Nearby Stars In The Alpha Centauri System Could Be ‘Friendly To Life,’ Finds Chandra Study
The three stars in the Alpha Centauri system are right next-door to us in the big neighborhood that is the Milky Way, lying just four light-years away from Earth. As our closest neighbor, this three-star system is the nearest place we can start looking for life outside the boundaries of our solar system.
And, as it turns out, two of the stars in Alpha Centauri system might be “friendly to life,” reports CNET.
According to a study that has been going on for more than a decade, any prospective planets that might be orbiting these two stars “are likely not being pummeled by large amounts of X-ray radiation from their host stars,” NASA announced recently.
The space agency has been keeping tabs on Alpha Centauri with the help of the Chandra X-Ray Observatory, one of the Great Observatories orbiting our planet and the world’s most powerful X-ray telescope.
Launched in 1999, Chandra has been scouring Alpha Centauri ever since 2005, monitoring the X-ray radiation and Space Weather (particles ejected by stellar flares) around the system’s three stars.
“X-rays and related Space Weather effects are bad for unprotected life, directly through high radiation doses and indirectly through stripping away planetary atmospheres (a fate thought to have been suffered by Mars in our own Solar System),” NASA officials explain in a news release.
What The Chandra Study Uncovered
After 13 years of study, Chandra revealed that at the two brightest stars in the Alpha Centauri system, dubbed Alpha Cen A and Alpha Cen B (or AB for short, when taken as a pair), could actually be favorable to the formation of life.
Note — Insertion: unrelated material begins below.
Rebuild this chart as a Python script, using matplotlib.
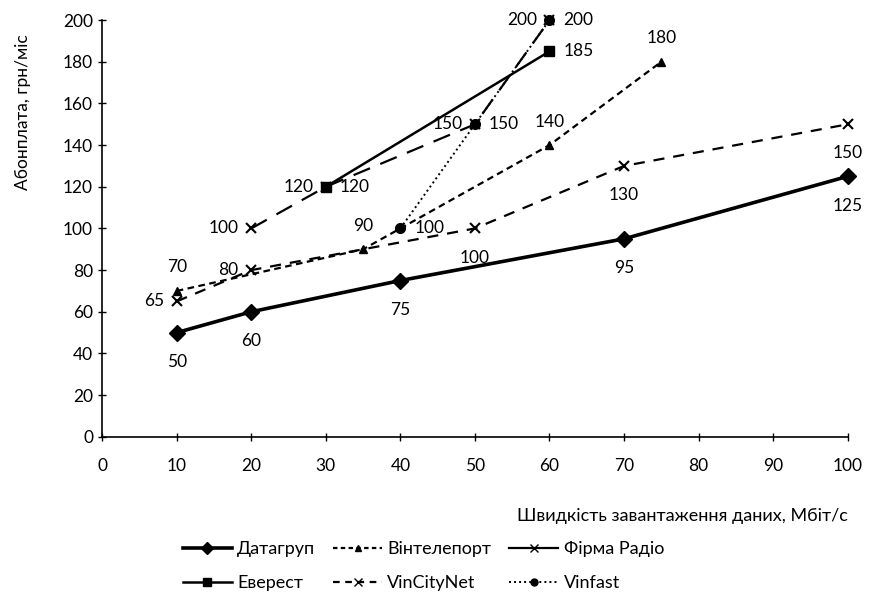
import matplotlib
matplotlib.use("Agg")
import matplotlib.pyplot as plt
from matplotlib.lines import Line2D

plt.rcParams['font.family'] = ['Lato', 'Noto Sans', 'DejaVu Sans']

# data
datagrup_x = [10, 20, 40, 70, 100]
datagrup_y = [50, 60, 75, 95, 125]

vintel_x = [10, 35, 60, 75]
vintel_y = [70, 90, 140, 180]

radio_x = [20, 30, 50, 60]
radio_y = [100, 120, 150, 200]

everest_x = [30, 60]
everest_y = [120, 185]

vincity_x = [10, 20, 50, 70, 100]
vincity_y = [65, 80, 100, 130, 150]

vinfast_x = [40, 50, 60]
vinfast_y = [100, 150, 200]

names = ['Датагруп', 'Вінтелепорт', 'Фірма Радіо', 'Еверест', 'VinCityNet', 'Vinfast']
x_ticks = [0, 10, 20, 30, 40, 50, 60, 70, 80, 90, 100]
y_ticks = [0, 20, 40, 60, 80, 100, 120, 140, 160, 180, 200]

fig = plt.figure(figsize=(8.73, 6.10), dpi=100)
ax = fig.add_axes([0.117, 0.284, 0.854, 0.683])

FS = 12.5

def put_labels(xs, ys, where):
    for i in range(len(xs)):
        w = where[i] if isinstance(where, list) else where
        if w == 'below':
            ax.annotate(str(ys[i]), (xs[i], ys[i]), xytext=(0, -21), textcoords='offset points',
                        ha='center', va='center', fontsize=FS)
        elif w == 'above':
            ax.annotate(str(ys[i]), (xs[i], ys[i]), xytext=(0, 17), textcoords='offset points',
                        ha='center', va='center', fontsize=FS)
        elif w == 'left':
            ax.annotate(str(ys[i]), (xs[i], ys[i]), xytext=(-9, 0), textcoords='offset points',
                        ha='right', va='center', fontsize=FS)
        else:
            ax.annotate(str(ys[i]), (xs[i], ys[i]), xytext=(10, 0), textcoords='offset points',
                        ha='left', va='center', fontsize=FS)

ax.plot(datagrup_x, datagrup_y, color='black', lw=2.6, marker='D', ms=8, zorder=3, clip_on=False)
ax.plot(vintel_x, vintel_y, color='black', lw=1.6, ls=(0, (3, 2)), marker='^', ms=6, zorder=3, clip_on=False)
ax.plot(radio_x, radio_y, color='black', lw=1.6, ls=(0, (8, 5)), marker='x', ms=7, mew=1.5, zorder=3, clip_on=False)
ax.plot(everest_x, everest_y, color='black', lw=1.8, marker='s', ms=7, zorder=3, clip_on=False)
ax.plot(vincity_x, vincity_y, color='black', lw=1.6, ls=(0, (5, 4)), marker='x', ms=7, mew=1.5, zorder=3, clip_on=False)
ax.plot(vinfast_x, vinfast_y, color='black', lw=1.4, ls=(0, (1, 1.6)), marker='o', ms=7, zorder=3, clip_on=False)

put_labels(datagrup_x, datagrup_y, 'below')
put_labels(vintel_x, vintel_y, 'above')
put_labels(radio_x, radio_y, 'left')
put_labels(everest_x, everest_y, 'right')
put_labels(vincity_x, vincity_y, ['left', 'left', 'below', 'below', 'below'])
put_labels(vinfast_x, vinfast_y, 'right')

ax.set_xlim(0, 100)
ax.set_ylim(0, 200)
ax.set_xticks(x_ticks)
ax.set_yticks(y_ticks)
ax.tick_params(axis='both', labelsize=FS, direction='inout', length=6, width=1)
ax.tick_params(axis='x', pad=12)
ax.spines['top'].set_visible(False)
ax.spines['right'].set_visible(False)
ax.spines['left'].set_linewidth(1.2)
ax.spines['bottom'].set_linewidth(1.2)

ax.set_ylabel('Абонплата, грн/міс', fontsize=FS)
ax.yaxis.set_label_coords(-0.095, 0.78)
ax.set_xlabel('Швидкість завантаження даних, Мбіт/с', fontsize=13)
ax.xaxis.set_label_coords(1.0, -0.17)
ax.xaxis.label.set_horizontalalignment('right')

handles = [
    Line2D([], [], color='black', lw=2.6, marker='D', ms=6),
    Line2D([], [], color='black', lw=1.6, ls=(0, (2, 1.5)), marker='^', ms=5),
    Line2D([], [], color='black', lw=1.6, marker='x', ms=6),
    Line2D([], [], color='black', lw=1.8, marker='s', ms=6),
    Line2D([], [], color='black', lw=1.6, ls=(0, (3, 2.5)), marker='x', ms=6),
    Line2D([], [], color='black', lw=1.4, ls=(0, (1, 1.6)), marker='o', ms=5),
]
# order so rows read Датагруп/Вінтелепорт/Фірма Радіо then Еверест/VinCityNet/Vinfast
order = [0, 3, 1, 4, 2, 5]
fig.legend([handles[i] for i in order], [names[i] for i in order], ncol=3,
           loc='center', bbox_to_anchor=(0.485, 0.072), frameon=False, fontsize=13,
           handlelength=2.7, columnspacing=1.0, handletextpad=0.3, labelspacing=1.0)

fig.savefig('out.png', dpi=100)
The results show that Alpha Cen A — which NASA states “is a near twin of our sun in almost every way, including age” — actually emits less X-ray radiation than the sun. This means that, if there are any planets orbiting this star, they’re much better off in terms of radiation exposure than the planets close to the sun.
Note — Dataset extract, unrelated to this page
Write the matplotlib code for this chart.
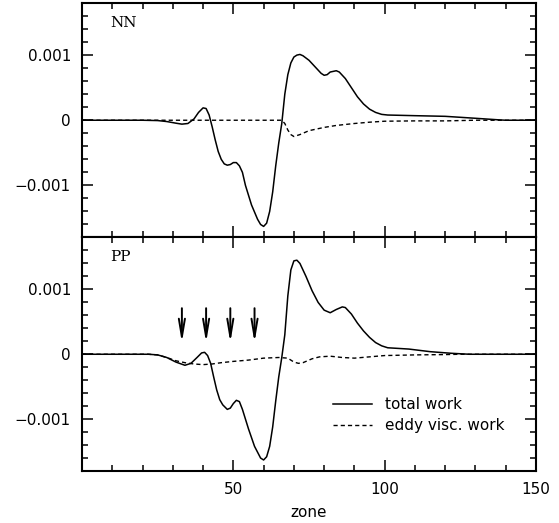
import matplotlib
matplotlib.use('Agg')
import matplotlib.pyplot as plt
import numpy as np

# Trabalho total e viscosidade turbulenta (unidades de 1e-3), lidos da figura
# painel NN
nn_zona = [0, 10, 20, 25, 28, 31, 33, 35, 37, 38.5, 40, 41, 42, 43, 44, 45, 46, 47,
           48, 49, 50, 51, 52, 53, 54, 56, 58, 59, 60, 61, 62, 63, 64, 65, 66, 67,
           68, 69, 70, 71, 72, 73, 75, 77, 79, 80, 81, 82, 84, 85, 87, 89, 91, 93,
           95, 97, 99, 101, 110, 120, 130, 138, 140, 150]
nn_total = [0, 0, 0, -0.005, -0.02, -0.045, -0.06, -0.05, 0.02, 0.12, 0.19, 0.18,
            0.08, -0.1, -0.3, -0.48, -0.6, -0.67, -0.69, -0.68, -0.65, -0.65, -0.7,
            -0.8, -1.0, -1.3, -1.52, -1.6, -1.63, -1.58, -1.4, -1.1, -0.7, -0.35,
            -0.05, 0.4, 0.7, 0.88, 0.97, 1.0, 1.01, 0.99, 0.92, 0.82, 0.72, 0.69,
            0.70, 0.74, 0.76, 0.74, 0.64, 0.5, 0.36, 0.25, 0.17, 0.12, 0.09, 0.08,
            0.07, 0.06, 0.03, 0.005, 0, 0]
nn_ezona = [0, 66, 67, 68, 69, 70, 72, 75, 80, 84, 90, 95, 100, 110, 120, 130, 150]
nn_eddy = [0, 0, -0.05, -0.15, -0.22, -0.25, -0.22, -0.16, -0.11, -0.08, -0.05,
           -0.03, -0.015, -0.01, -0.01, 0, 0]

# painel PP
pp_zona = [0, 10, 22, 25, 28, 31, 34, 36, 38, 39.5, 40.5, 41.5, 42.5, 43.5, 44.5,
           45.5, 46.5, 48, 49, 50, 51, 52, 53, 55, 57, 59, 60, 61, 62, 63, 64, 65,
           66, 67, 68, 69, 70, 71, 72, 74, 76, 78, 80, 82, 84, 86, 87, 89, 91, 93,
           95, 97, 99, 101, 108, 115, 122, 128, 150]
pp_total = [0, 0, 0, -0.01, -0.05, -0.12, -0.17, -0.14, -0.05, 0.02, 0.03, -0.02,
            -0.14, -0.35, -0.55, -0.7, -0.78, -0.85, -0.83, -0.76, -0.71, -0.73,
            -0.85, -1.15, -1.42, -1.6, -1.63, -1.58, -1.42, -1.12, -0.72, -0.35,
            -0.05, 0.3, 0.9, 1.3, 1.44, 1.45, 1.4, 1.2, 0.98, 0.8, 0.68, 0.64, 0.69,
            0.73, 0.72, 0.62, 0.48, 0.36, 0.26, 0.18, 0.13, 0.1, 0.08, 0.04, 0.015,
            0, 0]
pp_ezona = [0, 22, 25, 28, 31, 34, 37, 40, 43, 46, 50, 55, 60, 65, 68, 70, 71.5, 73,
            76, 78.5, 82, 86, 90, 95, 100, 110, 120, 125, 150]
pp_eddy = [0, 0, -0.01, -0.05, -0.1, -0.13, -0.15, -0.16, -0.15, -0.13, -0.11,
           -0.09, -0.06, -0.05, -0.06, -0.12, -0.14, -0.13, -0.07, -0.04, -0.03,
           -0.05, -0.06, -0.04, -0.02, -0.01, -0.005, 0, 0]

# posicoes das setas no painel PP
setas = [33, 41, 49, 57]

y_ticks = [0.001, 0, -0.001]
y_labels = ['0.001', '0', '\u22120.001']
x_ticks = [50, 100, 150]
x_labels = ['50', '100', '150']

plt.rcParams['font.family'] = 'DejaVu Sans'
fig = plt.figure(figsize=(5.59, 5.23), dpi=100)
ax1 = fig.add_axes([0.1467, 0.5459, 0.8122, 0.4484])
ax2 = fig.add_axes([0.1467, 0.0994, 0.8122, 0.4465])

tracejado = (0, (3, 2.2))

def eixo(ax, rotulo):
    ax.set_xlim(0, 150)
    ax.set_ylim(-0.0018, 0.0018)
    ax.set_yticks(y_ticks)
    ax.set_yticklabels(y_labels)
    ax.set_yticks(np.arange(-0.0018, 0.00181, 0.0002), minor=True)
    ax.set_xticks(x_ticks)
    ax.set_xticks(np.arange(10, 150, 10), minor=True)
    ax.tick_params(which='both', direction='in', top=True, right=True, width=1.1,
                   labelsize=11)
    ax.tick_params(which='major', length=8, pad=8)
    ax.tick_params(which='minor', length=4.5)
    for s in ax.spines.values():
        s.set_linewidth(1.5)
    ax.text(0.062, 0.915, rotulo, transform=ax.transAxes, fontsize=11,
            family='DejaVu Serif', va='center', ha='left')

# painel de cima
ax1.plot(nn_zona, np.array(nn_total) * 1e-3, 'k-', lw=1.1)
ax1.plot(nn_ezona, np.array(nn_eddy) * 1e-3, color='k', ls=tracejado, lw=1.0)
eixo(ax1, 'NN')
ax1.set_xticklabels([])

# painel de baixo
ax2.plot(pp_zona, np.array(pp_total) * 1e-3, 'k-', lw=1.1, label='total work')
ax2.plot(pp_ezona, np.array(pp_eddy) * 1e-3, color='k', ls=tracejado, lw=1.0,
         label='eddy visc. work')
eixo(ax2, 'PP')
ax2.set_xticklabels(x_labels)
ax2.set_xlabel('zone', fontsize=11, labelpad=6)

for s in setas:
    ax2.annotate('', xy=(s, 0.00018), xytext=(s, 0.00071),
                 arrowprops=dict(arrowstyle='->, head_length=0.65, head_width=0.11',
                                 mutation_scale=20, lw=1.4, color='k',
                                 shrinkA=0, shrinkB=0))

ax2.legend(loc='upper left', bbox_to_anchor=(0.552, 0.317), frameon=False,
           fontsize=11, handlelength=2.55, handletextpad=0.85, borderpad=0,
           borderaxespad=0, labelspacing=0.4)

fig.savefig('out.png', dpi=100)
At the same time, its somewhat smaller and dimmer companion star, Alpha Cen B, was found to bombard the habitable zone around it, where hidden planets might be lurking with slightly more radiation than the sun normally gives off.
As NASA points out, the X-ray dose blasting off of Alpha Cen B is higher than that of the sun by only a factor of five.
Chandra scouts nearest star system for possible hazards @ChandraXray https://t.co/vPysGIWWN0
— Phys.org (@physorg_com) June 7, 2018
The findings were presented this week at the 232nd meeting of the American Astronomical Society in Denver, Colorado, by Tom Ayres of the University of Colorado Boulder.
Ayres, who published some of these results in the Research Notes of the American Astronomical Society at the beginning of 2018, chimed in on the Chandra discovery.
“This is very good news for Alpha Cen AB in terms of the ability of possible life on any of their planets to survive radiation bouts from the stars. Chandra shows us that life should have a fighting chance on planets around either of these stars.”
What Of Proxima Centauri?
The third star in the Alpha Centauri system, however, is a completely different story. Named Alpha Cen B, or Proxima Centauri, this is the closest star to Earth among the three, and also the most violent.
As the Inquisitr previously reported, Proxima Centauri is the nearest star to our planet other than the sun. Considerably smaller than Alpha Cen AB, this red dwarf star is very active and batters its only known planet, the Earth-sized Proxima b, with deadly radiation that most likely makes it inhospitable to life.
NASA reveals that Proxima b is pummeled with 500 times more radiation than our planet — and the amount can quickly climb to 50,000 larger than on Earth in the event of a big flare.